Staff: Thamas Osborn (786-7129)
Background:
Cities, towns, and water-sewer districts are authorized to enter into contracts with developers and other property owners that create reimbursement procedures for the construction and/or funding of infrastructure improvements that exceed the scope or capacity necessary for a particular development or property. Such contracts may pertain to the construction or improvement of either street projects or water-sewer facilities.Typically, such contracts involve situations in which a new property development necessitates the construction of additional infrastructure, and the developer agrees to provide infrastructure improvements on a scale sufficient to service the current development project as well as future development that is likely to occur in the area. In return, the contract provides that the developer will receive pro rata reimbursement from other developers or property owners who later benefit from the excess capacity provided by the infrastructure improvements. Such reimbursement agreements are limited to a period of 15 years and are often referred to as "latecomer agreements."
Summary of Bill:
The statutory time limit for infrastructure development reimbursement contracts, known as "latecomers agreements," is extended to 20 years.
EFFECT OF SENATE AMENDMENT(S):
The Senate amendment consists of a small technical revision of RCW 35.91.020(2)(a) correcting an inconsistency between subsections (1) and (2) of the statute that may have led to confusion. The amendment authorizes “latecomers agreement” contracts to be extended beyond a “twenty- year” reimbursement period, rather than the “fifteen- year” reimbursement period authorized under the current statute. This change in the contract extension provisions in subsection (2) of the statute makes that section consistent with the twenty year reimbursement period established by the bill in subsection (1).
Appropriation: None.
Fiscal Note: Not requested.
Effective Date: The bill takes effect 90 days after adjournment of the session in which the bill is passed.

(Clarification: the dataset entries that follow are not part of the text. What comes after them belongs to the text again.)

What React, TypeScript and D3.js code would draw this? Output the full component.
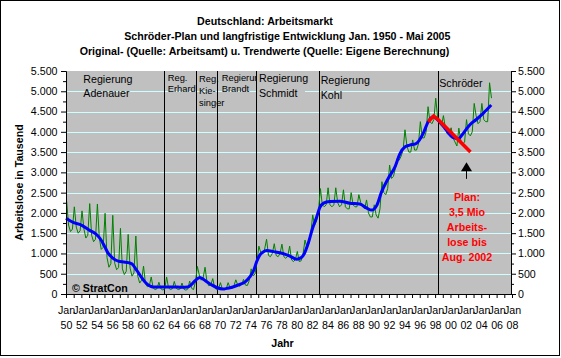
import React, { useEffect, useRef } from 'react';
import * as d3 from 'd3';

// Arbeitslose in Tausend (Original), je Jahr Werte fuer Feb, Mai, Aug, Nov
const sampleMonths = [2, 5, 8, 11];
const original = [
    [1950, 2290, 1700, 1540, 1600],
    [1951, 2150, 1650, 1500, 1560],
    [1952, 2050, 1600, 1380, 1450],
    [1953, 2230, 1450, 1290, 1350],
    [1954, 2220, 1380, 1100, 1150],
    [1955, 1990, 900, 660, 750],
    [1956, 1940, 760, 600, 650],
    [1957, 1620, 620, 480, 560],
    [1958, 1470, 640, 440, 520],
    [1959, 1430, 440, 270, 340],
    [1960, 690, 250, 180, 200],
    [1961, 420, 150, 110, 130],
    [1962, 290, 130, 100, 120],
    [1963, 420, 150, 110, 130],
    [1964, 310, 140, 110, 125],
    [1965, 270, 120, 95, 120],
    [1966, 320, 140, 110, 300],
    [1967, 680, 470, 340, 400],
    [1968, 660, 300, 200, 230],
    [1969, 380, 150, 110, 130],
    [1970, 280, 120, 100, 130],
    [1971, 280, 150, 130, 200],
    [1972, 350, 220, 190, 230],
    [1973, 360, 220, 210, 330],
    [1974, 620, 450, 490, 800],
    [1975, 1180, 1020, 1000, 1110],
    [1976, 1350, 950, 920, 1000],
    [1977, 1240, 950, 920, 1000],
    [1978, 1230, 920, 880, 930],
    [1979, 1180, 840, 800, 850],
    [1980, 1050, 800, 820, 1000],
    [1981, 1330, 1150, 1250, 1500],
    [1982, 1950, 1700, 1800, 2050],
    [1983, 2600, 2200, 2150, 2200],
    [1984, 2620, 2200, 2150, 2200],
    [1985, 2620, 2250, 2150, 2200],
    [1986, 2570, 2150, 2100, 2100],
    [1987, 2500, 2200, 2150, 2150],
    [1988, 2450, 2250, 2150, 2100],
    [1989, 2320, 2000, 1900, 1900],
    [1990, 2200, 1950, 1870, 2100],
    [1991, 2770, 2500, 2450, 2600],
    [1992, 3180, 2850, 2900, 3100],
    [1993, 3350, 3300, 3400, 3550],
    [1994, 4050, 3650, 3500, 3500],
    [1995, 3800, 3550, 3550, 3700],
    [1996, 4250, 3850, 3850, 4000],
    [1997, 4620, 4250, 4200, 4300],
    [1998, 4830, 4350, 4200, 4150],
    [1999, 4400, 4100, 3950, 3950],
    [2000, 4100, 3850, 3750, 3650],
    [2001, 4090, 3800, 3700, 3750],
    [2002, 4300, 3950, 3900, 4000],
    [2003, 4700, 4400, 4200, 4250],
    [2004, 4700, 4300, 4250, 4250],
    [2005, 5210, 4830]
];

// Trendwerte [Jahr, Tausend]
const trend = [
    [1950.0, 1870], [1951.0, 1760], [1952.0, 1700], [1953.0, 1580], [1954.0, 1460],
    [1954.5, 1350], [1955.0, 1180], [1955.5, 1000], [1956.0, 900], [1956.8, 810],
    [1957.5, 790], [1958.1, 775], [1958.6, 740], [1959.0, 640], [1959.5, 500],
    [1959.9, 390], [1960.4, 270], [1960.8, 210], [1961.3, 175], [1962.0, 170],
    [1963.0, 170], [1964.0, 175], [1965.0, 165], [1965.8, 170], [1966.3, 230],
    [1966.8, 330], [1967.4, 410], [1967.9, 360], [1968.4, 290], [1968.9, 230],
    [1969.6, 160], [1970.4, 125], [1971.0, 140], [1971.8, 180], [1972.6, 235],
    [1973.3, 300], [1973.9, 420], [1974.4, 580], [1974.8, 800], [1975.2, 960],
    [1975.6, 1030], [1976.1, 1070], [1977.0, 1045], [1978.2, 1000], [1979.1, 935],
    [1980.0, 860], [1980.6, 900], [1981.0, 1000], [1981.5, 1250], [1982.0, 1580],
    [1982.6, 1900], [1983.0, 2130], [1983.5, 2240], [1984.3, 2280], [1985.6, 2290],
    [1986.9, 2240], [1988.2, 2220], [1989.1, 2120], [1989.75, 2070], [1990.4, 2180],
    [1991.0, 2500], [1991.9, 2850], [1992.8, 3140], [1993.4, 3450], [1994.1, 3630],
    [1994.7, 3670], [1995.6, 3720], [1996.5, 3980], [1997.1, 4250], [1997.8, 4370],
    [1998.5, 4260], [1999.3, 4080], [2000.3, 3860], [2001.0, 3830], [2001.65, 3960],
    [2002.5, 4170], [2003.4, 4310], [2004.25, 4455], [2005.3, 4660]
];

// Schroeder-Plan: 3,5 Mio bis Aug. 2002
const plan = [[1997.1, 4250], [1997.8, 4390], [1998.4, 4300], [2002.6, 3500]];
const planArrow = { year: 2002, from: 2840, to: 3250 };
const planText = ['Plan:', '3,5 Mio', 'Arbeits-', 'lose bis', 'Aug. 2002'];

// Regierungswechsel
const governments = [
    { start: 1950, labelAt: 1952.25, lines: ['Regierung', 'Adenauer'], small: false, top: 82.7, gap: 14.7 },
    { start: 1962.74, labelAt: 1963.23, lines: ['Reg.', 'Erhard'], small: true, top: 81, gap: 11.3 },
    { start: 1966.91, labelAt: 1967.3, lines: ['Reg.', 'Kie-', 'singer'], small: true, top: 81.5, gap: 12.3 },
    { start: 1969.6, labelAt: 1970.25, lines: ['Regierung', 'Brandt'], small: true, top: 81, gap: 10.7 },
    { start: 1974.71, labelAt: 1975.1, lines: ['Regierung', 'Schmidt'], small: false, top: 82.3, gap: 15 },
    { start: 1982.9, labelAt: 1983.12, lines: ['Regierung', 'Kohl'], small: false, top: 84, gap: 15.3 },
    { start: 1998.37, labelAt: 1998.54, lines: ['Schröder'], small: false, top: 86.7, gap: 15 }
];

const yTicks = [0, 500, 1000, 1500, 2000, 2500, 3000, 3500, 4000, 4500, 5000, 5500];
const yMinorTicks = [250, 750, 1250, 1750, 2250, 2750, 3250, 3750, 4250, 4750, 5250];
const xLabelYears = [1950, 1952, 1954, 1956, 1958, 1960, 1962, 1964, 1966, 1968, 1970, 1972, 1974,
    1976, 1978, 1980, 1982, 1984, 1986, 1988, 1990, 1992, 1994, 1996, 1998, 2000, 2002, 2004, 2006, 2008];

const titleLines = [
    'Deutschland: Arbeitsmarkt',
    'Schröder-Plan und langfristige Entwicklung Jan. 1950 -  Mai 2005',
    'Original- (Quelle: Arbeitsamt) u. Trendwerte (Quelle: Eigene Berechnung)'
];

const FONT = '"Liberation Sans", Arial, Helvetica, sans-serif';
const FS = 10.67;
const FS_SMALL = 9.33;

const de = d3.formatLocale({ decimal: ',', thousands: '.', grouping: [3], currency: ['', ' €'] });
const fmt = de.format(',');

const App = () => {
    const svgRef = useRef(null);

    useEffect(() => {
        const svg = d3.select(svgRef.current);
        svg.selectAll('*').remove();

        const x = d3.scaleLinear().domain([1950, 2008]).range([66, 512]);
        const y = d3.scaleLinear().domain([0, 5500]).range([294, 71]);

        // chart frame
        svg.append('rect')
            .attr('x', 0.5).attr('y', 0.5).attr('width', 559).attr('height', 355)
            .attr('fill', '#ffffff').attr('stroke', '#000000');

        // title
        const titleX = [265, 287.3, 264.5];
        const titleY = [25, 40, 55];
        titleLines.forEach((t, i) => {
            svg.append('text')
                .attr('x', titleX[i]).attr('y', titleY[i])
                .attr('text-anchor', 'middle')
                .attr('font-family', FONT).attr('font-size', FS).attr('font-weight', 'bold')
                .text(t);
        });

        // plot area
        svg.append('rect')
            .attr('x', x(1950)).attr('y', y(5500))
            .attr('width', x(2008) - x(1950)).attr('height', y(0) - y(5500))
            .attr('fill', '#c0c0c0');

        svg.append('g')
            .selectAll('line')
            .data(yTicks.filter(d => d > 0 && d < 5500))
            .join('line')
            .attr('x1', x(1950)).attr('x2', x(2008))
            .attr('y1', d => Math.round(y(d)) + 0.5).attr('y2', d => Math.round(y(d)) + 0.5)
            .attr('stroke', '#ccffff');

        // government change lines
        svg.append('g')
            .selectAll('line')
            .data(governments.filter(g => g.start > 1950))
            .join('line')
            .attr('x1', d => Math.round(x(d.start)) + 0.5).attr('x2', d => Math.round(x(d.start)) + 0.5)
            .attr('y1', y(5500)).attr('y2', y(0))
            .attr('stroke', '#000000');

        // series
        const origPoints = [];
        original.forEach(row => {
            row.slice(1).forEach((v, i) => {
                origPoints.push([row[0] + (sampleMonths[i] - 1) / 12, v]);
            });
        });
        const line = d3.line().x(d => x(d[0])).y(d => y(d[1]));

        svg.append('path').datum(origPoints)
            .attr('d', line).attr('fill', 'none')
            .attr('stroke', '#008000').attr('stroke-width', 1);

        svg.append('path').datum(trend)
            .attr('d', line.curve(d3.curveMonotoneX)).attr('fill', 'none')
            .attr('stroke', '#0000ff').attr('stroke-width', 3);

        svg.append('path').datum(plan)
            .attr('d', d3.line().x(d => x(d[0])).y(d => y(d[1]))).attr('fill', 'none')
            .attr('stroke', '#ff0000').attr('stroke-width', 3.5);

        // government labels
        governments.forEach((g, gi) => {
            const lx = x(g.labelAt);
            if (gi === 4) {
                // Schmidt label box hides the end of Brandt's label
                svg.append('rect')
                    .attr('x', Math.round(x(g.start)) + 1).attr('y', 73)
                    .attr('width', 48).attr('height', 28)
                    .attr('fill', '#c0c0c0');
            }
            g.lines.forEach((t, i) => {
                svg.append('text')
                    .attr('x', lx).attr('y', g.top + i * g.gap)
                    .attr('font-family', FONT)
                    .attr('font-size', g.small ? FS_SMALL : FS)
                    .text(t);
            });
        });

        // y axes
        const styleAxis = (g) => {
            g.attr('font-family', FONT).attr('font-size', FS);
            g.selectAll('text').attr('fill', '#000000');
            g.selectAll('line, path').attr('stroke', '#000000');
        };

        svg.append('g')
            .attr('transform', `translate(${x(1950)},0)`)
            .call(d3.axisLeft(y).tickValues(yTicks).tickFormat(fmt).tickSize(5).tickPadding(3.5).tickSizeOuter(0))
            .call(styleAxis);
        svg.append('g')
            .attr('transform', `translate(${x(1950)},0)`)
            .call(d3.axisLeft(y).tickValues(yMinorTicks).tickFormat(() => '').tickSize(3).tickSizeOuter(0))
            .call(styleAxis);

        svg.append('g')
            .attr('transform', `translate(${x(2008) - 1},0)`)
            .call(d3.axisRight(y).tickValues(yTicks).tickFormat(fmt).tickSize(5).tickPadding(2).tickSizeOuter(0))
            .call(styleAxis);
        svg.append('g')
            .attr('transform', `translate(${x(2008) - 1},0)`)
            .call(d3.axisRight(y).tickValues(yMinorTicks).tickFormat(() => '').tickSize(3).tickSizeOuter(0))
            .call(styleAxis);

        // x axis
        svg.append('g')
            .attr('transform', `translate(0,${y(0)})`)
            .call(d3.axisBottom(x).tickValues(d3.range(1950, 2009)).tickFormat(() => '').tickSize(4).tickSizeOuter(0))
            .call(styleAxis);

        const xl = svg.append('g')
            .attr('font-family', FONT).attr('font-size', FS)
            .attr('text-anchor', 'middle');
        xl.selectAll('text.jan')
            .data(xLabelYears).join('text')
            .attr('class', 'jan')
            .attr('x', d => x(d) + 0.5).attr('y', 313.5)
            .text('Jan');
        xl.selectAll('text.yr')
            .data(xLabelYears).join('text')
            .attr('class', 'yr')
            .attr('x', d => x(d) + 0.5).attr('y', 328.5)
            .text(d => d3.format('02d')(d % 100));

        // axis titles
        svg.append('text')
            .attr('transform', `translate(22.5,${(y(0) + y(5500)) / 2}) rotate(-90)`)
            .attr('text-anchor', 'middle')
            .attr('font-family', FONT).attr('font-size', FS).attr('font-weight', 'bold')
            .text('Arbeitslose in Tausend');

        svg.append('text')
            .attr('x', 282.5).attr('y', 347)
            .attr('text-anchor', 'middle')
            .attr('font-family', FONT).attr('font-size', FS).attr('font-weight', 'bold')
            .text('Jahr');

        // copyright
        svg.append('text')
            .attr('x', 72).attr('y', 291.5)
            .attr('font-family', FONT).attr('font-size', FS).attr('font-weight', 'bold')
            .text('© StratCon');

        // plan annotation
        const ax = Math.round(x(planArrow.year)) + 0.5;
        svg.append('line')
            .attr('x1', ax).attr('x2', ax)
            .attr('y1', y(planArrow.from)).attr('y2', y(planArrow.to) + 8)
            .attr('stroke', '#000000');
        svg.append('path')
            .attr('d', `M${ax},${y(planArrow.to)} L${ax + 5.5},${y(planArrow.to) + 9} L${ax - 5.5},${y(planArrow.to) + 9} Z`)
            .attr('fill', '#000000');

        planText.forEach((t, i) => {
            svg.append('text')
                .attr('x', ax + 0.5).attr('y', 201 + i * 15)
                .attr('text-anchor', 'middle')
                .attr('font-family', FONT).attr('font-size', FS).attr('font-weight', 'bold')
                .attr('fill', '#ff0000')
                .text(t);
        });
    }, []);

    return (
        <svg ref={svgRef} width={561} height={358}
            style={{ position: 'absolute', left: 0, top: 0, background: '#ffffff' }} />
    );
};

export default App;
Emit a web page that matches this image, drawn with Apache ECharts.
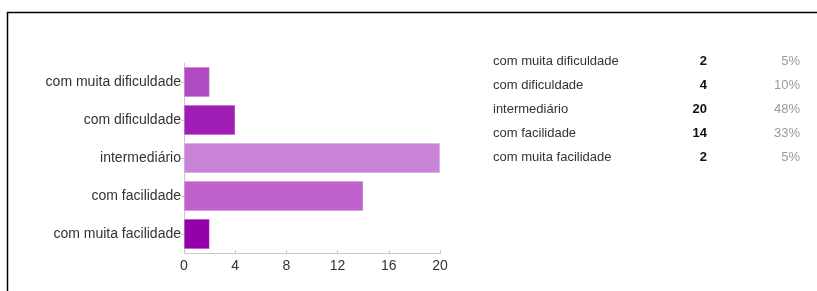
<!DOCTYPE html>
<html>
<head>
<meta charset="utf-8">
<script src="https://cdn.jsdelivr.net/npm/echarts@6/dist/echarts.min.js"></script>
<style>
  html, body { margin: 0; padding: 0; background: #fff; }
  #main { width: 817px; height: 291px; }
</style>
</head>
<body>
<div id="main"></div>
<script>
// respostas
var categories = ['com muita dificuldade', 'com dificuldade', 'intermediário', 'com facilidade', 'com muita facilidade']
var counts = [2, 4, 20, 14, 2]
var percents = ['5%', '10%', '48%', '33%', '5%']
var barColors = ['#b04ac0', '#a01eb6', '#c983d6', '#c062cb', '#9300aa']

var chart = echarts.init(document.getElementById('main'), null, { renderer: 'canvas' })

// tabela à direita
var tableItems = []
categories.forEach(function (name, i) {
  var y = 61 + i * 24
  tableItems.push({
    type: 'text', x: 493, y: y,
    style: { text: name, fill: '#333', verticalAlign: 'middle',
      font: '13px "Liberation Sans", Arial, sans-serif' }
  })
  tableItems.push({
    type: 'text', x: 707, y: y,
    style: { text: String(counts[i]), fill: '#111', align: 'right', verticalAlign: 'middle',
      font: 'bold 13px "Liberation Sans", Arial, sans-serif' }
  })
  tableItems.push({
    type: 'text', x: 800, y: y,
    style: { text: percents[i], fill: '#9a9a9a', align: 'right', verticalAlign: 'middle',
      font: '13px "Liberation Sans", Arial, sans-serif' }
  })
})

var option = {
  animation: false,
  grid: { left: 184, top: 63, width: 256, height: 190, containLabel: false },
  xAxis: {
    type: 'value',
    min: 0, max: 20, interval: 4,
    axisLine: { show: true, lineStyle: { color: '#c8c8c8' } },
    axisTick: { show: true, inside: true, length: 3, lineStyle: { color: '#c8c8c8' } },
    splitLine: { show: false },
    axisLabel: { color: '#333', fontSize: 14, margin: 6, fontFamily: '"Liberation Sans", Arial, sans-serif' }
  },
  yAxis: {
    type: 'category',
    inverse: true,
    data: categories,
    axisLine: { show: true, lineStyle: { color: '#c8c8c8' } },
    axisTick: { show: true, alignWithLabel: true, length: 3, lineStyle: { color: '#c8c8c8' } },
    axisLabel: { color: '#333', fontSize: 14, margin: 3, fontFamily: '"Liberation Sans", Arial, sans-serif' }
  },
  series: [{
    type: 'bar',
    data: counts.map(function (v, i) {
      return { value: v, itemStyle: { color: barColors[i] } }
    }),
    barCategoryGap: '21%',
    itemStyle: { borderColor: 'rgba(255,255,255,0.5)', borderWidth: 0.5 }
  }],
  graphic: [
    // moldura (só topo e lado esquerdo visíveis)
    { type: 'line', shape: { x1: 7, y1: 12.5, x2: 817, y2: 12.5 }, style: { stroke: '#000', lineWidth: 1.5 } },
    { type: 'line', shape: { x1: 7.5, y1: 12, x2: 7.5, y2: 291 }, style: { stroke: '#000', lineWidth: 1.5 } }
  ].concat(tableItems)
}

chart.setOption(option)
</script>
</body>
</html>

Staff Summary of Public Testimony:
(In support) This is a good bill since it provides a tool for encouraging infrastructure development. Municipalities need the ability to enter into latecomer's agreements and the extension of the reimbursement period to 20 years is desirable. This increases the incentive for municipalities to participate in the building of needed infrastructure.
(Opposed) None.
Persons Testifying: Eric Baker, Kitsap County.
Persons Signed In To Testify But Not Testifying: None.